Abstract

Autonomous vehicles (AVs) generate a massive amount of multi-modal data that once collected and processed through Machine Learning algorithms, enable AI-based services at the Edge. In fact, only a subset of the collected data present informative attributes to be exploited at the Edge. Therefore, extracting such a subset is of utmost importance to limit computation and communication workloads. Doing that in a distributed manner imposes the AVs to cooperate in finding an agreement on which attributes should be sent to the Edge. In this work, we address such a problem by proposing a federated feature selection (FFS) algorithm where the AVs collaborate to filter out, iteratively, the less relevant attributes in a distributed manner, without any exchange of raw data, thought two different components: a Mutual-Information-based feature selection algorithm run by the AVs and a novel aggregation function based on the Bayes theorem executed on the Edge.
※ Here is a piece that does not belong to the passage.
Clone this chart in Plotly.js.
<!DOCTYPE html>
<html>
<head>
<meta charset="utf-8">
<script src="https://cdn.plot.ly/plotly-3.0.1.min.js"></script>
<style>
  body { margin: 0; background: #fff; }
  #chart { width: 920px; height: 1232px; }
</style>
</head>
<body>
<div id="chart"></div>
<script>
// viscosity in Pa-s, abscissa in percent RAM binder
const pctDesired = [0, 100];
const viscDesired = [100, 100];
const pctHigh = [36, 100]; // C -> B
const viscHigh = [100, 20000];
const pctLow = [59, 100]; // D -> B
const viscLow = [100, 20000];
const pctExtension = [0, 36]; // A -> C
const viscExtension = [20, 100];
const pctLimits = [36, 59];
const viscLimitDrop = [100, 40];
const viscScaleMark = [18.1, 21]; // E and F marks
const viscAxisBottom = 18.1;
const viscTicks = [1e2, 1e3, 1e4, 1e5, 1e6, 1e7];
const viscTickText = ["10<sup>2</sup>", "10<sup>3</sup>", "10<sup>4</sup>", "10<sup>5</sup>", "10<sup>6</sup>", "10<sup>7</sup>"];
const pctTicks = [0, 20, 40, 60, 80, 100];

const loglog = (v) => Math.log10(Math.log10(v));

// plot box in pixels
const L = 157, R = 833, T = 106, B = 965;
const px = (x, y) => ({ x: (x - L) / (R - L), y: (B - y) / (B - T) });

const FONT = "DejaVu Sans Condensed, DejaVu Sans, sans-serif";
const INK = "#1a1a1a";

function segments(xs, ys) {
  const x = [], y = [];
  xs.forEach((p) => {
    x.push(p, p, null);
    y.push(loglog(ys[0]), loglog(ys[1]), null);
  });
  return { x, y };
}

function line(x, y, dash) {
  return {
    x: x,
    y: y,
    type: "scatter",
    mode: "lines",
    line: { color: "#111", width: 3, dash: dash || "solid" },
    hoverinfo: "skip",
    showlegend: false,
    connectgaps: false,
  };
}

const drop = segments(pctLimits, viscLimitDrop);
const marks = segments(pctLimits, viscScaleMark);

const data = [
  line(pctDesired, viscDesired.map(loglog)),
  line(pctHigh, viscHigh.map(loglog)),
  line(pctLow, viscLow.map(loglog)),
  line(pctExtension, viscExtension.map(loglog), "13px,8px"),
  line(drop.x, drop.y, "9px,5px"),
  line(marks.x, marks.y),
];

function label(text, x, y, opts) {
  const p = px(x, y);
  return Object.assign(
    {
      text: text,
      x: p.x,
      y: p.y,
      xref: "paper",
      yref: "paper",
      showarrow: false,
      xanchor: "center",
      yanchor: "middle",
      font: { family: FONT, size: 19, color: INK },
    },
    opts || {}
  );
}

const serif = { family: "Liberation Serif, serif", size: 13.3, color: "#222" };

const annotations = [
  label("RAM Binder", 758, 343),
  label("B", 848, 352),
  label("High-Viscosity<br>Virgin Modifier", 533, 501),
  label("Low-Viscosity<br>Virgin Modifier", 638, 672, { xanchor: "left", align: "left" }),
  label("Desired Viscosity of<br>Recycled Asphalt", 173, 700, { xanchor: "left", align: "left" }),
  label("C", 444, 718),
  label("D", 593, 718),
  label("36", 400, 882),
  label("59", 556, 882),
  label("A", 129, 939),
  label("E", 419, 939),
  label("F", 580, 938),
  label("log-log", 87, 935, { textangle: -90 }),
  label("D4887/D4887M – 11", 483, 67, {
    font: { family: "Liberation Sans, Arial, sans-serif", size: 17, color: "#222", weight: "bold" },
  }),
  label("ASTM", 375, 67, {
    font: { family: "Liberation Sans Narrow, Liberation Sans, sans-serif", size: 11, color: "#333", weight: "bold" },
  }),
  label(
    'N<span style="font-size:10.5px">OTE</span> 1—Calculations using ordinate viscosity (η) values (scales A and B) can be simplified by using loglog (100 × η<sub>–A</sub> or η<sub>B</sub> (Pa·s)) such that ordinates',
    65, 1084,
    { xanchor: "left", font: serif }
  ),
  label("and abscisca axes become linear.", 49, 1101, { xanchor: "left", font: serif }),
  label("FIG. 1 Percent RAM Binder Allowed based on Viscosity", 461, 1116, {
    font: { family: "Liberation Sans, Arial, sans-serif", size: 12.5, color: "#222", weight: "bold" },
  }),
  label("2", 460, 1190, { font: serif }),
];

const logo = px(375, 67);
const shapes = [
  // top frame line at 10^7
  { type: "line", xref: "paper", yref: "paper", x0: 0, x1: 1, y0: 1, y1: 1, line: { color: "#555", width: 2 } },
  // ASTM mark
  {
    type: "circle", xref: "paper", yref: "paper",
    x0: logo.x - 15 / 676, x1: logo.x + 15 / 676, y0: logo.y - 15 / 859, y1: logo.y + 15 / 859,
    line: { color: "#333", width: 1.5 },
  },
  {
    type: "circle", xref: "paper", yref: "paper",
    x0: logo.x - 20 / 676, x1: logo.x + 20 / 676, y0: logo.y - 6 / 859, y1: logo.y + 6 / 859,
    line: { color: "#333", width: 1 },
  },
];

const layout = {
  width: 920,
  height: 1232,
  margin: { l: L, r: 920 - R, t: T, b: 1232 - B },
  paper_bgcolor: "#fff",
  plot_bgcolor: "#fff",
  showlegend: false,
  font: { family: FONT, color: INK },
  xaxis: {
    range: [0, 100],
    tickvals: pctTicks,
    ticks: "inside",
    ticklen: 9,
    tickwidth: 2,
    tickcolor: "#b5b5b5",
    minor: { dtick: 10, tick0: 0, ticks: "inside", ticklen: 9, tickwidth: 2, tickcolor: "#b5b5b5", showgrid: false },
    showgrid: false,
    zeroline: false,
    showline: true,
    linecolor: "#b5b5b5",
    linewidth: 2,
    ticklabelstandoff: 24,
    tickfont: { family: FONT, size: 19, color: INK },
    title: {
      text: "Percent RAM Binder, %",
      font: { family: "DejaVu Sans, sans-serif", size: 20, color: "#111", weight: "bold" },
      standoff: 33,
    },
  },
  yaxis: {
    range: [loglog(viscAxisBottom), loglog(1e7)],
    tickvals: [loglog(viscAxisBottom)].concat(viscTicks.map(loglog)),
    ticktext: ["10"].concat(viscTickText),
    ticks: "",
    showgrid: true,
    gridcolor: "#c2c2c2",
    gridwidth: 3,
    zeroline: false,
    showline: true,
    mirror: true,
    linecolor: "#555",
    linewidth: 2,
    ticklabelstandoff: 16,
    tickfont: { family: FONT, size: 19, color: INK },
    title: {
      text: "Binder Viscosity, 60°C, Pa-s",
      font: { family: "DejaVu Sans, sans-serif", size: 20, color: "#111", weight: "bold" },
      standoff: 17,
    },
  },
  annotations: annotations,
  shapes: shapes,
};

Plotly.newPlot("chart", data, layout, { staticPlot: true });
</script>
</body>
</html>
The FFS algorithm has been tested on two reference datasets: MAV with images and inertial measurements of a monitored vehicle, WESAD with a collection of samples from biophysical sensors to monitor a relative passenger. The numerical results show that the AVs converge to a minimum achievable subset of features with both the datasets, i.e., 24 out of 2166 (99%) in MAV and 4 out of 8 (50%) in WESAD, respectively, preserving the informative content of data.